Albert Mayer (December 29, 1897 - October 14, 1981), an American planner and architect. He is well known for his contribution to American new town development and his innovative planning work in India, including the master plan of Chandigarh, the new capital of the Indian Punjab. Mayer practiced as an architect in New York City post-1935, as an engineer stationed in India for the U.S. Army during World War II, and a planner and consultant after World War II.

Mayer was born in New York City and attended Columbia University and then Massachusetts Institute of Technology, where he received a degree in engineering in 1919. After working for several years post-graduation in the civil engineering sector, Mayer became interested in the social ramifications of design and a few years later he became a registered architect.

Mayer was said to be “one of a group of socially oriented architects, planners and urban theorists, including Lewis Mumford, Clarence Stein and Henry Wright." With Mumford and Wright, Mayer co-founded the Housing Study Guild, a group of design professionals that explored rapid urbanization at the turn of the 20th century. This group was publicly funded and studied different typologies of public housing.

Mayer returned to Columbia University after he retired from the professional world to teach.

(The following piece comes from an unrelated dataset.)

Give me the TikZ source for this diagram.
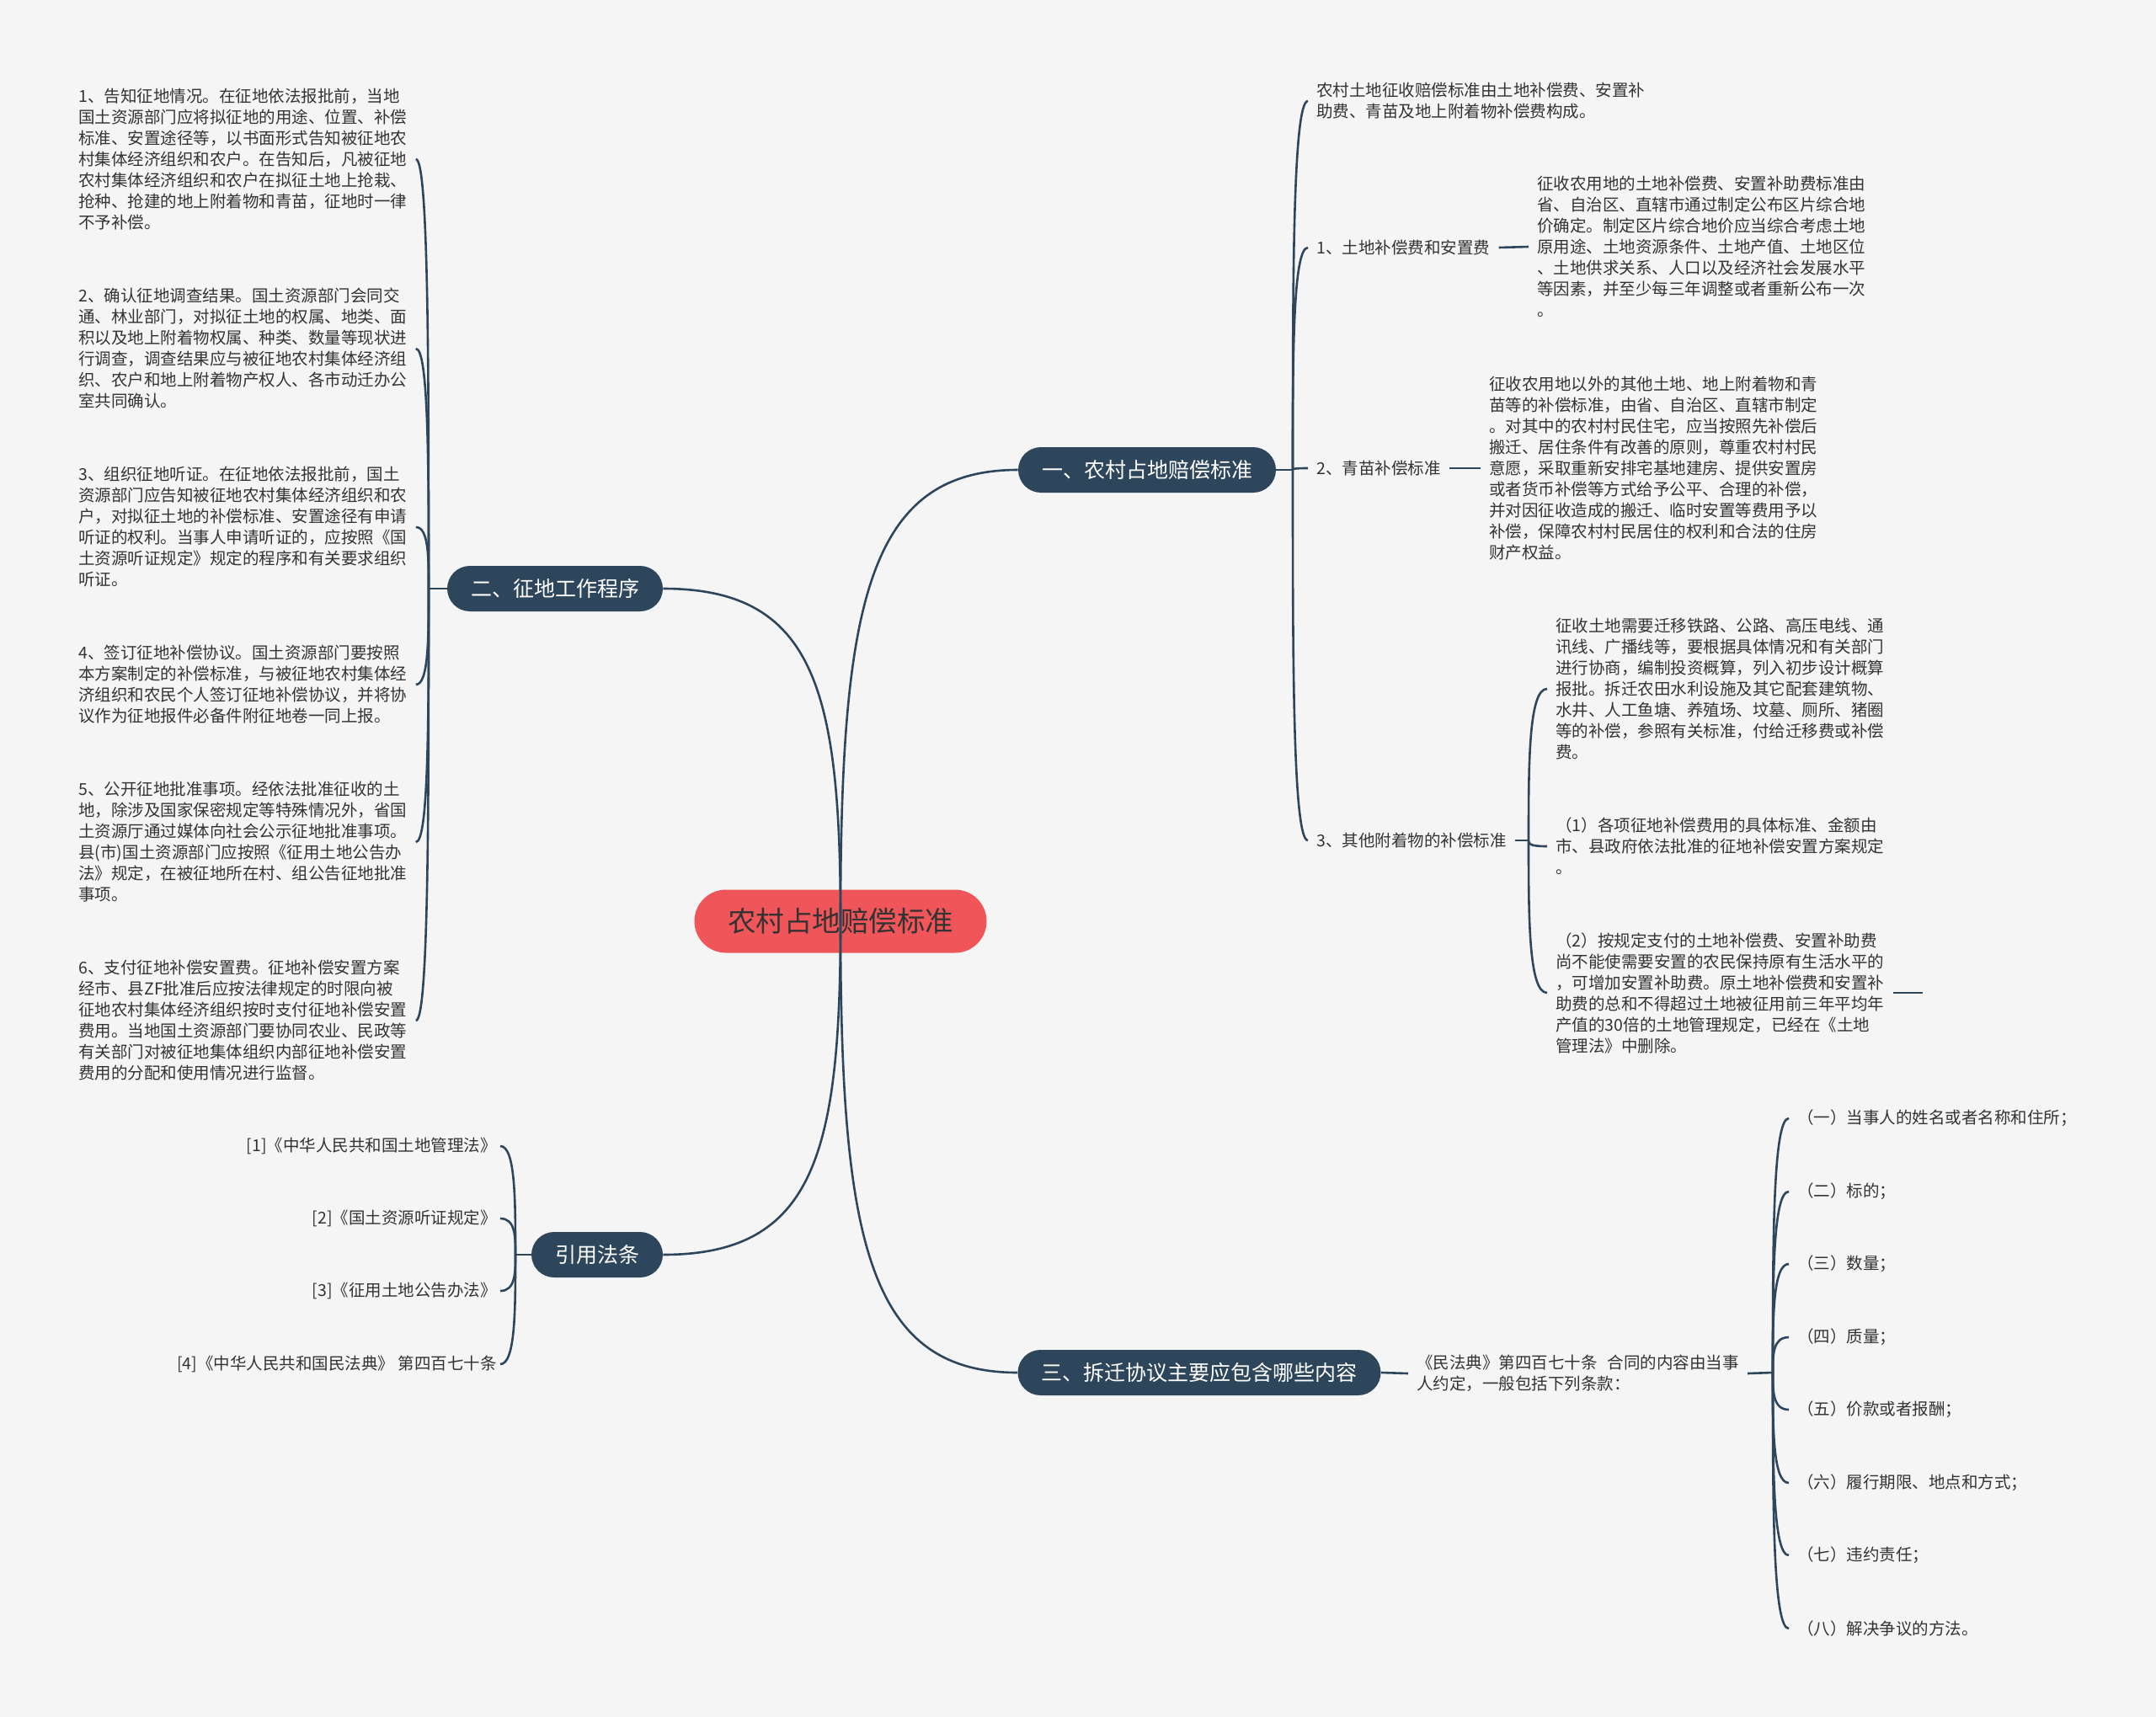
\documentclass[tikz,border=0pt]{standalone}
\usepackage{fontspec}
\setmainfont{Noto Sans CJK SC}
\usetikzlibrary{calc}
\definecolor{bgc}{RGB}{245,245,245}
\definecolor{navy}{RGB}{46,70,92}
\definecolor{redc}{RGB}{239,85,89}
\definecolor{txt}{RGB}{51,51,51}
\newcommand\mmlink[2]{\draw[link] (#1) .. controls ($(#1)!0.5!(#1 |- #2)$) and (#1 |- #2) .. (#2);}
\begin{document}
\begin{tikzpicture}[x=0.5pt,y=-0.5pt,
  root/.style={fill=redc, text=txt, rounded corners=18.75pt, minimum width=173.5pt, minimum height=37.5pt, inner sep=0pt, font=\fontsize{16.75pt}{20pt}\selectfont},
  topic/.style={fill=navy, text=white, rounded corners=13.5pt, minimum height=27pt, inner xsep=14pt, inner ysep=0pt, font=\fontsize{12.5pt}{15pt}\selectfont},
  leaf/.style={text=txt, align=left, inner xsep=5pt, inner ysep=0pt, font=\fontsize{9.75pt}{12.5pt}\selectfont},
  link/.style={draw=navy, line width=1.3pt},
]
\fill[bgc] (0,0) rectangle (2560,2039);
\useasboundingbox (0,0) rectangle (2560,2039);

% main nodes
\node[root] (c) at (998,1094) {农村占地赔偿标准};
\node[topic] (m1) at (1362,558) {一、农村占地赔偿标准};
\node[topic] (m2) at (659,699) {二、征地工作程序};
\node[topic] (m3) at (1424,1630) {三、拆迁协议主要应包含哪些内容};
\node[topic] (m4) at (709,1490) {引用法条};

% junctions
\coordinate (J1) at (1535,558);
\coordinate (J2) at (509,699);
\coordinate (J3) at (1815,998);
\coordinate (J4) at (2105,1630);
\coordinate (J5) at (612,1490);
\coordinate (D) at (2283,1179);

% left blocks
\node[leaf, anchor=west] (a1) at (83,189) {1、告知征地情况。在征地依法报批前，当地\\国土资源部门应将拟征地的用途、位置、补偿\\标准、安置途径等，以书面形式告知被征地农\\村集体经济组织和农户。在告知后，凡被征地\\农村集体经济组织和农户在拟征土地上抢栽、\\抢种、抢建的地上附着物和青苗，征地时一律\\不予补偿。};
\node[leaf, anchor=west] (a2) at (83,414) {2、确认征地调查结果。国土资源部门会同交\\通、林业部门，对拟征土地的权属、地类、面\\积以及地上附着物权属、种类、数量等现状进\\行调查，调查结果应与被征地农村集体经济组\\织、农户和地上附着物产权人、各市动迁办公\\室共同确认。};
\node[leaf, anchor=west] (a3) at (83,626) {3、组织征地听证。在征地依法报批前，国土\\资源部门应告知被征地农村集体经济组织和农\\户，对拟征土地的补偿标准、安置途径有申请\\听证的权利。当事人申请听证的，应按照《国\\土资源听证规定》规定的程序和有关要求组织\\听证。};
\node[leaf, anchor=west] (a4) at (83,813) {4、签订征地补偿协议。国土资源部门要按照\\本方案制定的补偿标准，与被征地农村集体经\\济组织和农民个人签订征地补偿协议，并将协\\议作为征地报件必备件附征地卷一同上报。};
\node[leaf, anchor=west] (a5) at (83,1000) {5、公开征地批准事项。经依法批准征收的土\\地，除涉及国家保密规定等特殊情况外，省国\\土资源厅通过媒体向社会公示征地批准事项。\\县(市)国土资源部门应按照《征用土地公告办\\法》规定，在被征地所在村、组公告征地批准\\事项。};
\node[leaf, anchor=west] (a6) at (83,1212) {6、支付征地补偿安置费。征地补偿安置方案\\经市、县ZF批准后应按法律规定的时限向被\\征地农村集体经济组织按时支付征地补偿安置\\费用。当地国土资源部门要协同农业、民政等\\有关部门对被征地集体组织内部征地补偿安置\\费用的分配和使用情况进行监督。};

% right side (一)
\node[leaf, anchor=west] (r0) at (1553,120) {农村土地征收赔偿标准由土地补偿费、安置补\\助费、青苗及地上附着物补偿费构成。};
\node[leaf, anchor=west] (r1) at (1553,294) {1、土地补偿费和安置费};
\node[leaf, anchor=west] (r2) at (1553,556) {2、青苗补偿标准};
\node[leaf, anchor=west] (r3) at (1553,998) {3、其他附着物的补偿标准};
\node[leaf, anchor=west] (r1c) at (1815,293) {征收农用地的土地补偿费、安置补助费标准由\\省、自治区、直辖市通过制定公布区片综合地\\价确定。制定区片综合地价应当综合考虑土地\\原用途、土地资源条件、土地产值、土地区位\\、土地供求关系、人口以及经济社会发展水平\\等因素，并至少每三年调整或者重新公布一次\\。};
\node[leaf, anchor=west] (r2c) at (1758,556) {征收农用地以外的其他土地、地上附着物和青\\苗等的补偿标准，由省、自治区、直辖市制定\\。对其中的农村村民住宅，应当按照先补偿后\\搬迁、居住条件有改善的原则，尊重农村村民\\意愿，采取重新安排宅基地建房、提供安置房\\或者货币补偿等方式给予公平、合理的补偿，\\并对因征收造成的搬迁、临时安置等费用予以\\补偿，保障农村村民居住的权利和合法的住房\\财产权益。};
\node[leaf, anchor=west] (r3a) at (1837,818) {征收土地需要迁移铁路、公路、高压电线、通\\讯线、广播线等，要根据具体情况和有关部门\\进行协商，编制投资概算，列入初步设计概算\\报批。拆迁农田水利设施及其它配套建筑物、\\水井、人工鱼塘、养殖场、坟墓、厕所、猪圈\\等的补偿，参照有关标准，付给迁移费或补偿\\费。};
\node[leaf, anchor=west] (r3b) at (1837,1005) {（1）各项征地补偿费用的具体标准、金额由\\市、县政府依法批准的征地补偿安置方案规定\\。};
\node[leaf, anchor=west] (r3c) at (1837,1179) {（2）按规定支付的土地补偿费、安置补助费\\尚不能使需要安置的农民保持原有生活水平的\\，可增加安置补助费。原土地补偿费和安置补\\助费的总和不得超过土地被征用前三年平均年\\产值的30倍的土地管理规定，已经在《土地\\管理法》中删除。};

% right side (三)
\node[leaf, anchor=west] (s0) at (1672,1631) {《民法典》第四百七十条\hspace{0.6em}合同的内容由当事\\人约定，一般包括下列条款：};
\node[leaf, anchor=west] (s1) at (2124,1328) {（一）当事人的姓名或者名称和住所；};
\node[leaf, anchor=west] (s2) at (2124,1415) {（二）标的；};
\node[leaf, anchor=west] (s3) at (2124,1501) {（三）数量；};
\node[leaf, anchor=west] (s4) at (2124,1588) {（四）质量；};
\node[leaf, anchor=west] (s5) at (2124,1674) {（五）价款或者报酬；};
\node[leaf, anchor=west] (s6) at (2124,1761) {（六）履行期限、地点和方式；};
\node[leaf, anchor=west] (s7) at (2124,1847) {（七）违约责任；};
\node[leaf, anchor=west] (s8) at (2124,1934) {（八）解决争议的方法。};

% refs
\node[leaf, anchor=east, inner xsep=2pt] (f1) at (594,1361) {[1]《中华人民共和国土地管理法》};
\node[leaf, anchor=east, inner xsep=2pt] (f2) at (594,1447) {[2]《国土资源听证规定》};
\node[leaf, anchor=east, inner xsep=2pt] (f3) at (594,1533) {[3]《征用土地公告办法》};
\node[leaf, anchor=east, inner xsep=2pt] (f4) at (594,1620) {[4]《中华人民共和国民法典》 第四百七十条};

% main connectors
\draw[link] (c.center) .. controls +(0,-375) and +(-179,0) .. (m1.west);
\draw[link] (c.center) .. controls +(0,-276) and +(179,0) .. (m2.east);
\draw[link] (c.center) .. controls +(0,277) and +(179,0) .. (m4.east);
\draw[link] (c.center) .. controls +(0,375) and +(-179,0) .. (m3.west);

% stubs
\draw[link] (m1.east) -- (J1);
\draw[link] (m2.west) -- (J2);
\draw[link] (r3.east) -- (J3);
\draw[link] (s0.east) -- (J4);
\draw[link] (m4.west) -- (J5);
\draw[link] (m3.east) -- (s0.west);
\draw[link] (r1.east) -- (r1c.west);
\draw[link] (r2.east) -- (r2c.west);
\draw[link] (r3c.east) -- (D);

% brackets
\mmlink{J2}{a1.east}
\mmlink{J2}{a2.east}
\mmlink{J2}{a3.east}
\mmlink{J2}{a4.east}
\mmlink{J2}{a5.east}
\mmlink{J2}{a6.east}
\mmlink{J1}{r0.west}
\mmlink{J1}{r1.west}
\mmlink{J1}{r2.west}
\mmlink{J1}{r3.west}
\mmlink{J3}{r3a.west}
\mmlink{J3}{r3b.west}
\mmlink{J3}{r3c.west}
\mmlink{J4}{s1.west}
\mmlink{J4}{s2.west}
\mmlink{J4}{s3.west}
\mmlink{J4}{s4.west}
\mmlink{J4}{s5.west}
\mmlink{J4}{s6.west}
\mmlink{J4}{s7.west}
\mmlink{J4}{s8.west}
\mmlink{J5}{f1.east}
\mmlink{J5}{f2.east}
\mmlink{J5}{f3.east}
\mmlink{J5}{f4.east}
\end{tikzpicture}
\end{document}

Albert Mayer designed many large-scale apartment buildings in New York and was a senior partner at Mayer, Whittlesey & Glass, an architecture firm started in 1935. Mayer worked on large-scale housing projects and his interest and involvement to this sector ultimately led the US Government to change their housing policy in the 1930s thus establishing the United States Housing Authority in 1937.

Mayer designed many apartment buildings in Manhattan. He also served as a consultant for large-scale housing projects all around the country from Cleveland to San Antonio to Miami.

When Mayer was not working in New York, he was a consultant in a variety of international settings. Mayer served as a planning consultant in places like British Columbia, Israel, and India. He believed that it was the duty of planners to “bring order to the urban landscape." Mayer believed that new towns were a solution to the sprawling, organically grown cities of the prior age. Like many of his contemporaries, including Lewis Mumford and Clarence Stein, Mayer saw a solution in planning tha prevented rapid growth and industrialization. He believed that planned cities could meet all of the social needs of the new generation and Mayer was given this very task in the case of Chandigarh.